Microsoft has said its latest blockchain effort could prove that the technology has real-world value by reducing litigation around intellectual property royalty payments.
The new offering, which is backed by professional services giant EY (the trading name of Ernst & Young), offers a settlement system for industries that involve licensing and royalty payments.
Microsoft is effectively testing the technology itself, with Ubisoft, a Microsoft game publisher, putting it through its paces.
EY global innovation leader for blockchain Paul Brody said the hope is that the new system could eventually be used by Microsoft, its thousands of game publishing partners and the contractors those publishers work with, including composers, photographers, video makers, voice-over artists and the like.
Distributed ledger systems such as the blockchain are currently all the rage in the financial services industry, but Brody said intellectual property payments such as those being targeted by Microsoft and EY are a good fit because of the need for an impartial system that isn’t under the control of any one party.
The video game industry, in particular, makes a good test case because of the scale, complexity and volume of digital rights and royalty transactions it involves, he said.
“A blockchain can handle the unique nature of each contract between digital rights owners and licensors can be handled in a scalable, efficient manner with an audit trail for the participants,” Brody stated.
The cloud-based system should be scalable to thousands of royalties and content partners, he said.
Small payments that might have taken months to distribute through existing mechanisms could happen immediately, and with enough transparency to satisfy rights holders, which could lead to a reduction in payment-related litigation – a costly problem in the gaming business.
“The opportunity to collaborate with EY and Microsoft on blockchain use cases in the domain of digital contracts and royalties is truly exciting,” said Loic Amans, Ubisoft’s senior vice president of finance and strategic planning, in a statement.
The service is aimed at increasing trust and transparency between industry players, reducing operational inefficiencies in the rights and royalties management process and eliminating the need for manual reconciliation and partner reviews.
It offers nearly real-time insight into sales transactions and simplifies how royalties are paid.
The service uses the Quorum blockchain protocol and Microsoft’s Azure cloud infrastructure and supporting technologies.
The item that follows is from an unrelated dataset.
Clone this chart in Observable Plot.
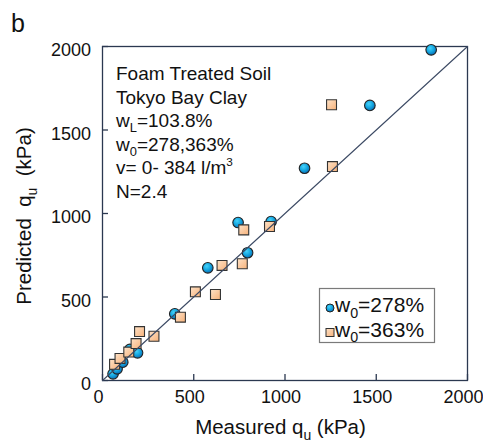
<!DOCTYPE html>
<html>
<head>
<meta charset="utf-8">
<script src="https://cdn.jsdelivr.net/npm/d3@7"></script>
<script src="https://cdn.jsdelivr.net/npm/@observablehq/plot@0.6"></script>
<style>
  html, body { margin: 0; padding: 0; background: white; }
  #chart { width: 483px; height: 443px; }
</style>
</head>
<body>
<div id="chart"></div>
<script>
// ---- data (kPa) ----
const w278Measured  = [58, 80, 111, 150, 192, 396, 577, 743, 795, 924, 1107, 1465, 1801];
const w278Predicted = [40, 70, 110, 186, 166, 399, 675, 946, 765, 952, 1271, 1647, 1980];
const w363Measured  = [66, 96, 144, 184, 203, 282, 427, 509, 619, 655, 766, 774, 915, 1255, 1260];
const w363Predicted = [97, 132, 170, 221, 293, 265, 379, 531, 515, 689, 699, 902, 922, 1651, 1281];
const lineOfEquality = [0, 2000];
const tickValues = [0, 500, 1000, 1500, 2000];
const seriesLabels = ["278%", "363%"];
const noteLines = [
  [["Foam Treated Soil"]],
  [["Tokyo Bay Clay"]],
  [["w"], ["L", "sub"], ["=103.8%"]],
  [["w"], ["0", "sub"], ["=278,363%"]],
  [["v= 0- 384 l/m"], ["3", "sup"]],
  [["N=2.4"]]
];

const circles = w278Measured.map((m, i) => ({m, p: w278Predicted[i]}));
const squares = w363Measured.map((m, i) => ({m, p: w363Predicted[i]}));
const diag = lineOfEquality.map(v => ({m: v, p: v}));

const FONT = "'Liberation Sans', Arial, Helvetica, sans-serif";
const ML = 102, MR = 16, MT = 46, MB = 63, W = 483, H = 443;
const AXIS = "#2b3850";

const plot = Plot.plot({
  width: W, height: H,
  marginLeft: ML, marginRight: MR, marginTop: MT, marginBottom: MB,
  style: {fontFamily: FONT, fontSize: "18px", color: "#111", background: "white", overflow: "visible"},
  x: {domain: [0, 2000]},
  y: {domain: [0, 2000]},
  marks: [
    Plot.frame({stroke: AXIS, strokeWidth: 1.3}),
    // tick labels
    Plot.axisX({ticks: tickValues, tickFormat: d => String(d), tickSize: 0, tickPadding: 10, dx: -4, label: null, fontSize: 18, fill: "#111"}),
    Plot.axisY({ticks: tickValues, tickFormat: d => String(d), tickSize: 0, tickPadding: 11.5, dy: 4, label: null, fontSize: 18, fill: "#111"}),
    // inward tick marks
    Plot.axisX({ticks: tickValues, tickFormat: () => "", tickSize: 6, dy: -6, label: null, stroke: AXIS, strokeWidth: 1.3}),
    Plot.axisY({ticks: tickValues, tickFormat: () => "", tickSize: 6, dx: 6, label: null, stroke: AXIS, strokeWidth: 1.3}),
    Plot.dot(circles, {x: "m", y: "p", r: 5.3, fill: "url(#gradBlue)", stroke: "#222", strokeWidth: 1.1}),
    Plot.dot(squares, {x: "m", y: "p", r: 5.6, symbol: "square", fill: "url(#gradOrange)", stroke: "#333", strokeWidth: 1.1}),
    Plot.line(diag, {x: "m", y: "p", stroke: "#3c4a64", strokeWidth: 1.1})
  ]
});
document.getElementById("chart").appendChild(plot);

const svg = d3.select(plot);
const defs = svg.insert("defs", ":first-child");
const gb = defs.append("radialGradient").attr("id", "gradBlue").attr("cx", "40%").attr("cy", "35%").attr("r", "65%");
gb.append("stop").attr("offset", "0%").attr("stop-color", "#45d2fa");
gb.append("stop").attr("offset", "55%").attr("stop-color", "#14a6e0");
gb.append("stop").attr("offset", "100%").attr("stop-color", "#0a6fb5");
const go = defs.append("linearGradient").attr("id", "gradOrange").attr("x1", "0").attr("y1", "0").attr("x2", "1").attr("y2", "1");
go.append("stop").attr("offset", "0%").attr("stop-color", "#fde2c8");
go.append("stop").attr("offset", "100%").attr("stop-color", "#f7b27a");

function richText(g, parts, size, anchor = "start") {
  const t = g.append("text").attr("font-family", FONT).attr("font-size", size).attr("fill", "#111").attr("text-anchor", anchor);
  let shift = 0;
  parts.forEach(([s, kind]) => {
    const ts = t.append("tspan").text(s);
    let target = 0;
    if (kind === "sub") { ts.attr("font-size", size * 0.68); target = size * 0.28; }
    else if (kind === "sup") { ts.attr("font-size", size * 0.62); target = -size * 0.4; }
    if (target - shift !== 0) ts.attr("dy", target - shift);
    shift = target;
  });
  return t;
}

// panel letter
svg.append("text").attr("x", 11).attr("y", 32).attr("text-anchor", "start").attr("font-family", FONT).attr("font-size", 25).attr("fill", "#111").text("b");

// annotation block
const note = svg.append("g");
noteLines.forEach((parts, i) => {
  richText(note, parts, 19).attr("x", 116).attr("y", 80 + i * 23.5);
});

// axis titles
const xt = richText(svg, [["Measured q"], ["u", "sub"], [" (kPa)"]], 20.5, "middle");
xt.attr("x", (ML + W - MR) / 2 - 4).attr("y", 434);
const yg = svg.append("g").attr("transform", `translate(31,${(MT + H - MB) / 2 + 3}) rotate(-90)`);
richText(yg, [["Predicted\u00a0\u00a0q"], ["u", "sub"], ["\u00a0\u00a0(kPa)"]], 20.5, "middle");

// legend
const lg = svg.append("g");
lg.append("rect").attr("x", 319.5).attr("y", 288.5).attr("width", 115).attr("height", 54)
  .attr("fill", "white").attr("stroke", "#7a7a7a").attr("stroke-width", 1.2);
lg.append("circle").attr("cx", 330).attr("cy", 308).attr("r", 4).attr("fill", "url(#gradBlue)").attr("stroke", "#222").attr("stroke-width", 1);
lg.append("rect").attr("x", 326).attr("y", 328.5).attr("width", 8).attr("height", 8).attr("fill", "url(#gradOrange)").attr("stroke", "#333").attr("stroke-width", 1);
seriesLabels.forEach((lab, i) => {
  richText(lg, [["w"], ["0", "sub"], ["=" + lab]], 21).attr("x", 335).attr("y", 312 + i * 24.5);
});
</script>
</body>
</html>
The smart contracts implemented by it include confidentiality protections.
Microsoft said it plans to deploy the rights and royalties blockchain network with gaming partners by phases, and expects it ultimately to process millions of transactions per day, making it one of the world’s largest enterprise blockchain systems.
EY’s Brody said the service is independent of Microsoft and could ultimately be made available to companies not connected to the software giant.